In the meantime, a listen to Love should provide listeners with a mental movie; strange tracks like “Park Head” have a hypnotic, swirling feel reminiscent of early Flaming Lips audio experiments, and/or a particularity distressing and disorienting acid trip. Even though Love, Death and the film (when it’s finally released) are three physically distinct things, Osborne considers them as a single, unified work. “It’s very strange,” admits Osborne, “as it should be. We’ll make people uncomfortable; that’s what we want.”

After more than two dozen albums over the past three decades, Osborne has formed some definite ideas about the nature of fame. He takes issue with the very idea of “making it,” pointing out that “Chris Cornell made it; what did it do for him?
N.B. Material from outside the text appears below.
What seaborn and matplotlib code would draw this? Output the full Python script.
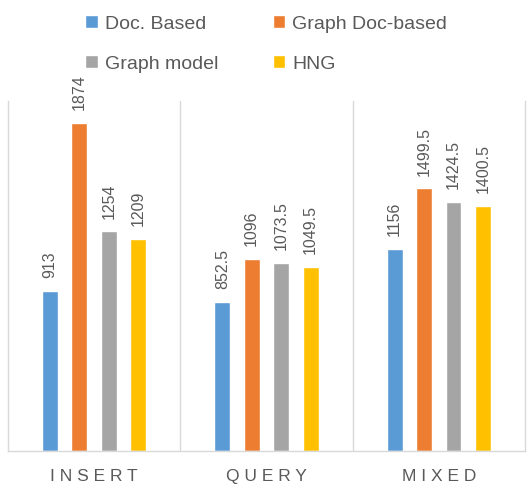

He’s dead. Kurt Cobain, he’s dead. All those guys who have – in the traditional sense of the word – made it, all of them are dead. That is not what I want; I see nothing good about any of that sort of thing, nothing.”

Osborne is satisfied because he believes he’s holding up what he describes as his end of the bargain. “I get to play music for a living,” he says. “Therefore I will continue to make music, because that’s what I’m supposed to do. And I’m not going to stop doing it until I can’t do it or don’t want to do it.” The Melvins’ prodigious output suggests the latter won’t happen any time soon.